From the Goldwater Institute:
Romney Was Right, the GM Bailout Goes Bust, and Taxpayers Pay the Price
“Let Detroit go bankrupt,” former presidential candidate Mitt Romney wrote in 2008, arguing that the federal government should not bail out the failing domestic auto industry for their poor management decisions. Vilified for turning his back on America’s autoworkers, Romney lost the argument, Barack Obama won the election, General Motors got its way, and U.S. taxpayers got stuck with an $11.2 billion bill to keep the company alive.

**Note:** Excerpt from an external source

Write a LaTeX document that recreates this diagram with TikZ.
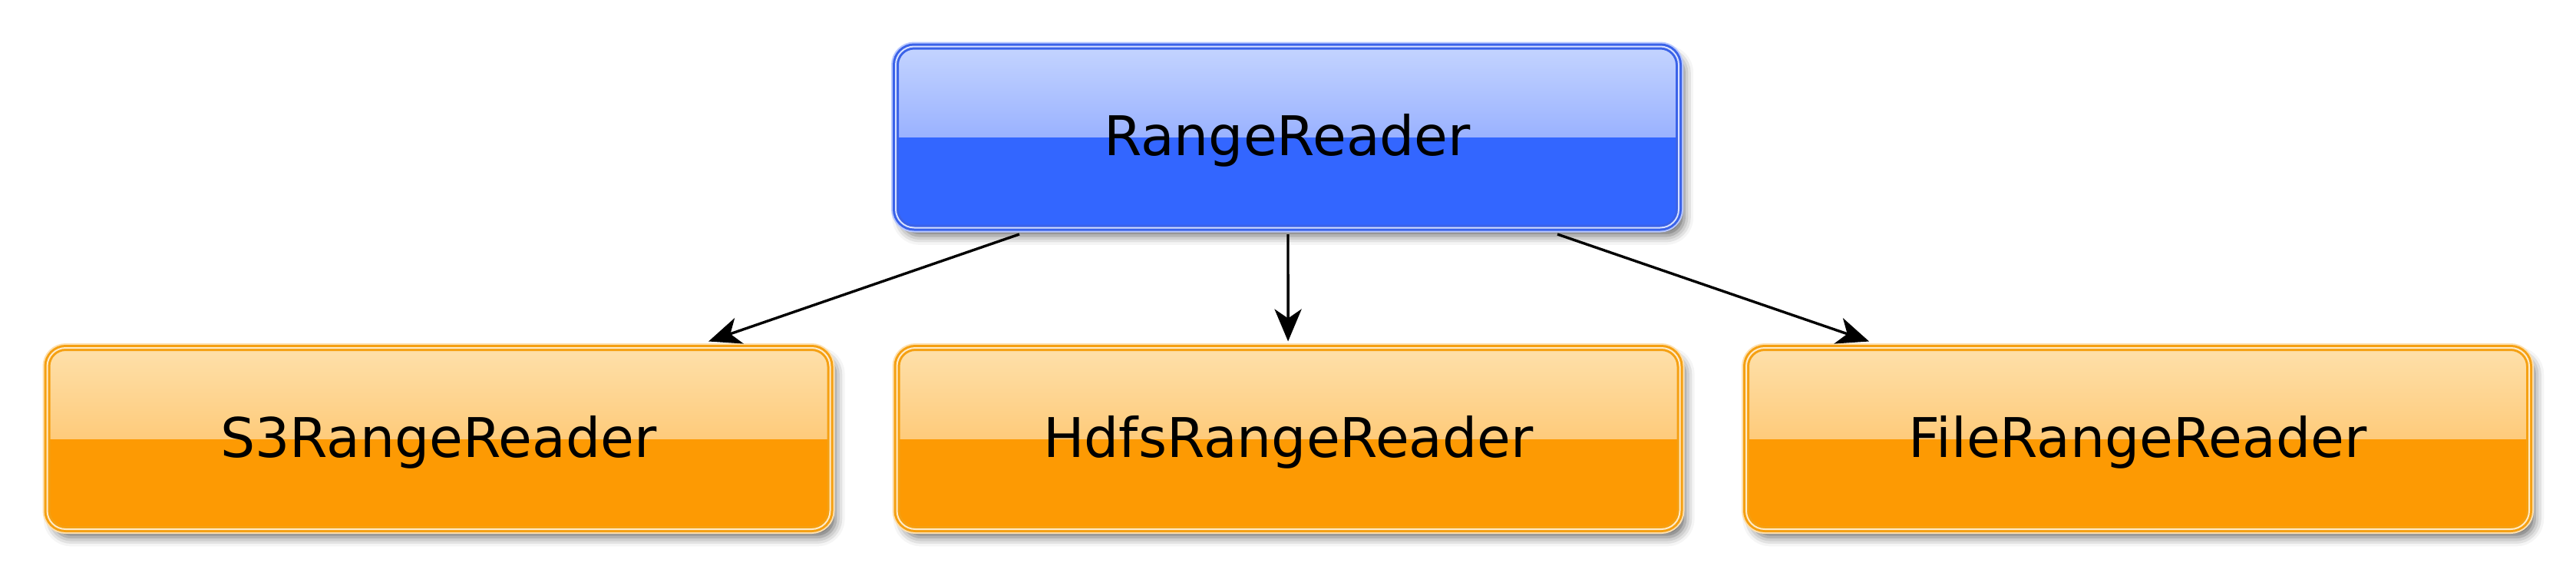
\documentclass[tikz,border=0pt]{standalone}
\usepackage{fontspec}
\setmainfont{DejaVu Sans}
\usetikzlibrary{arrows.meta,shadows.blur}
\definecolor{bluebase}{HTML}{3366FF}
\definecolor{bluetop}{HTML}{C4D4FF}
\definecolor{bluemid}{HTML}{7090FF}
\definecolor{blueline}{HTML}{3A62E8}
\definecolor{bluehalo}{HTML}{B8C8FF}
\definecolor{bluewhite}{HTML}{D6E0FF}
\definecolor{orbase}{HTML}{FD9A03}
\definecolor{ortop}{HTML}{FEE0AA}
\definecolor{ormid}{HTML}{FDB64C}
\definecolor{orline}{HTML}{F5A012}
\definecolor{orhalo}{HTML}{FDE0B0}
\definecolor{orwhite}{HTML}{FFEBC8}
\tikzset{
  glossbox/.style n args={6}{
    rectangle, rounded corners=6pt,
    minimum width=255pt, minimum height=59pt, inner sep=0pt,
    text height=12pt, text depth=0pt,
    blur shadow={shadow xshift=1.8pt, shadow yshift=-2.6pt, shadow blur radius=3pt, shadow opacity=60},
    preaction={draw=#5, line width=3pt},
    fill=#1,
    path picture={\shade[sharp corners, top color=#2, bottom color=#3]
      (path picture bounding box.north west) rectangle (path picture bounding box.east);},
    draw=#4, line width=0.75pt, double=#6, double distance=0.5pt,
    font=\fontsize{17.8}{21}\selectfont, text=black
  },
  bluebox/.style={glossbox={bluebase}{bluetop}{bluemid}{blueline}{bluehalo}{bluewhite}},
  orangebox/.style={glossbox={orbase}{ortop}{ormid}{orline}{orhalo}{orwhite}},
  conn/.style={draw=black, line width=0.85pt,
    -{Stealth[length=10.5pt, width=8.8pt, inset=3pt]}}
}
\begin{document}
\begin{tikzpicture}[x=0.25pt, y=-0.25pt]
\useasboundingbox (0,0) rectangle (3356,750);
\node[bluebox] (top) at (1677,178.5) {RangeReader};
\node[orangebox] (s3) at (571.5,571) {S3RangeReader};
\node[orangebox] (hdfs) at (1678.5,571) {HdfsRangeReader};
\node[orangebox] (file) at (2785,571) {FileRangeReader};
\draw[conn] ([xshift=-87.25pt, yshift=-1.75pt]top.south) -- ([xshift=87.9pt, yshift=1.75pt]s3.north);
\draw[conn] ([xshift=0.25pt, yshift=-1.75pt]top.south) -- ([xshift=-0.1pt, yshift=1.75pt]hdfs.north);
\draw[conn] ([xshift=88pt, yshift=-1.75pt]top.south) -- ([xshift=-87.5pt, yshift=1.75pt]file.north);
\end{tikzpicture}
\end{document}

Today’s announcement from General Motors that it will close two plants in Metro Detroit and lay off 14,700 workers helps prove Romney right, albeit ten years later. Romney wrote that with a bailout, the American automotive industry’s demise “will be virtually guaranteed” because it would not be forced to undergo radical restructuring to be competitive in the marketplace. By subsidizing failure, the federal government would be gambling with taxpayer dollars and forestalling the inevitable.

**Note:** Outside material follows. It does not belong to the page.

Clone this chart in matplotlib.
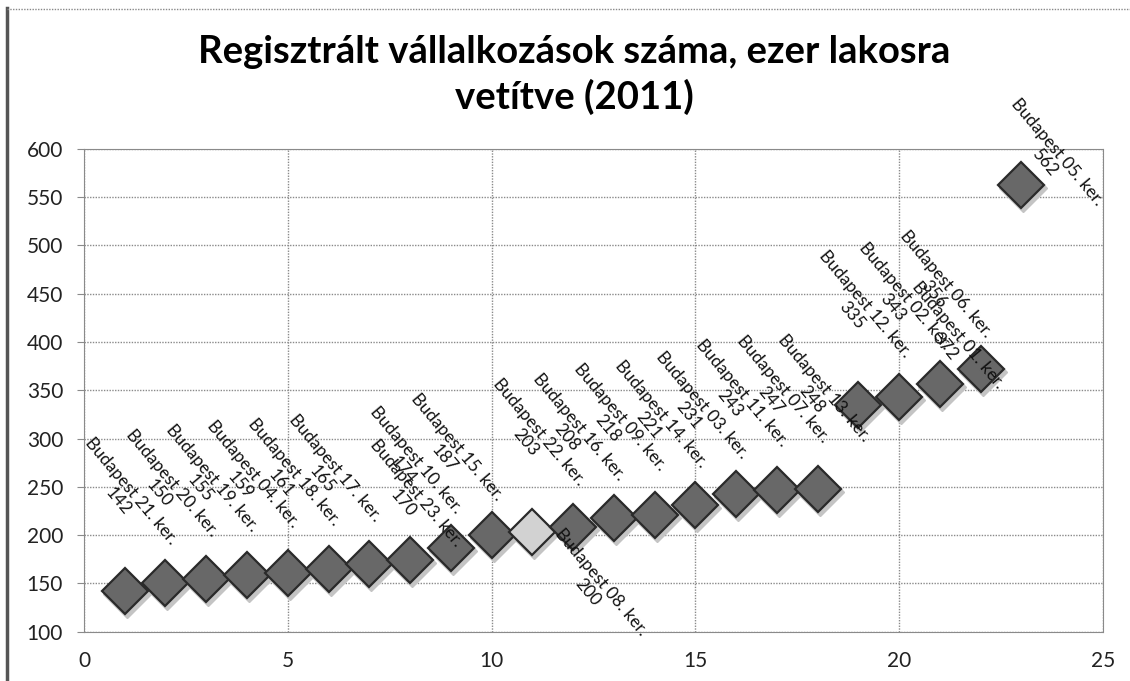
import matplotlib.pyplot as plt
import matplotlib.transforms as mtransforms
from matplotlib.lines import Line2D

plt.rcParams['font.family'] = ['Lato', 'DejaVu Sans']

# kerületek növekvő sorrendben
kerulet = ["21", "20", "19", "04", "18", "17", "23", "10", "15", "08", "22", "16",
           "09", "14", "03", "11", "07", "13", "12", "02", "06", "01", "05"]
ertek = [142, 150, 155, 159, 161, 165, 170, 174, 187, 200, 203, 208,
         218, 221, 231, 243, 247, 248, 335, 343, 356, 372, 562]
sorszam = list(range(1, len(kerulet) + 1))

x_ticks = [0, 5, 10, 15, 20, 25]
y_ticks = [100, 150, 200, 250, 300, 350, 400, 450, 500, 550, 600]

cim1 = "Regisztrált vállalkozások száma, ezer lakosra"
cim2 = "vetítve (2011)"

# kézzel elmozgatott címkék (pont)
eltolas = {7: (29, -21), 10: (74, -106), 22: (-21, -48), 23: (21, -48)}
vilagos = 11

fig = plt.figure(figsize=(11.3, 6.81), dpi=100)
ax = fig.add_axes([0.0743, 0.0724, 0.9018, 0.7092])

# árnyék
shadow = mtransforms.offset_copy(ax.transData, fig=fig, x=2, y=-3, units='dots')
ax.plot(sorszam, ertek, ls='none', marker='D', ms=24, color='#c4c4c4',
        mec='#c4c4c4', transform=shadow, zorder=2)

colors = ['#d2d2d2' if s == vilagos else '#686868' for s in sorszam]
for s, v, c in zip(sorszam, ertek, colors):
    ax.plot(s, v, ls='none', marker='D', ms=23, mfc=c, mec='#2a2a2a', mew=1.6, zorder=3)

for s, v, k in zip(sorszam, ertek, kerulet):
    dx, dy = eltolas.get(s, (0, 0))
    ax.annotate(f"Budapest {k}. ker.\n{v}", xy=(s, v), xytext=(dx, 24 + dy),
                textcoords='offset points', ha='center', va='bottom', rotation=-50,
                fontsize=12.5, multialignment='center', linespacing=1.05,
                annotation_clip=False, zorder=5, color='#111111')

ax.set_xlim(0, 25)
ax.set_ylim(100, 600)
ax.set_xticks(x_ticks)
ax.set_yticks(y_ticks)
ax.grid(True, ls=(0, (1, 1)), color='#8a8a8a', lw=1)
for sp in ax.spines.values():
    sp.set_linestyle((0, (1, 1)))
    sp.set_color('#8a8a8a')
ax.tick_params(axis='y', length=5, color='#8a8a8a', pad=10, labelsize=15, labelcolor='#222222')
ax.tick_params(axis='x', length=0, pad=14, labelsize=15, labelcolor='#222222')

fig.text(0.508, 1 - 63 / 681, cim1, ha='center', va='baseline', fontsize=27.5, fontweight='bold')
fig.text(0.508, 1 - 109 / 681, cim2, ha='center', va='baseline', fontsize=27.5, fontweight='bold')

# diagram kerete
fig.add_artist(Line2D([7 / 1130, 7 / 1130], [0, 1 - 8 / 681], color='#555555', lw=2.5))
fig.add_artist(Line2D([7 / 1130, 1], [1 - 9 / 681, 1 - 9 / 681], color='#888888', lw=1,
                      ls=(0, (1, 1))))

fig.savefig("out.png", dpi=100)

This wasn’t the first time the government had bet heavily on General Motors at citizens’ expense. In a story much like recent efforts by state and local governments to give away billions of dollars to win a new Amazon headquarters, the cities of Detroit and neighboring Hamtramck teamed up in the early 1980s to win a new General Motors factory, chasing the promise of jobs and renewal of depressed and blighted neighborhoods. The Detroit News reports:
General Motors and Detroit Mayor Coleman Young hatched a plan: If the city would get the land, the auto company would build a state-of-the-art plant, crossing the border with Hamtramck, employing 6,000 people and providing a glittering example of what the auto companies and their suppliers could do in the city of their birth.
Residents who had lived in the targeted neighborhood would be given offers to sell their homes and move to make way for “progress,” but as the Detroit News reports, not everyone wanted to sell. In the face of protests and a legal challenge, the city moved forward with the plan, and a Michigan Supreme Court decision upheld the city’s decision to raze the site for General Motors. The factory was built, and decades later the court decision was overturned, but today, some 37 years later, that factory will be closed as General Motors fights to save costs.
One of the reasons that I love Ford so much is that they did not need to take any federal bailout money in 2008 - they are a well run company and turn out a really good truck. In hindsight, I am glad that Romney lost and that we got eight years of Obama - this set us up for President Trump and the people to follow him.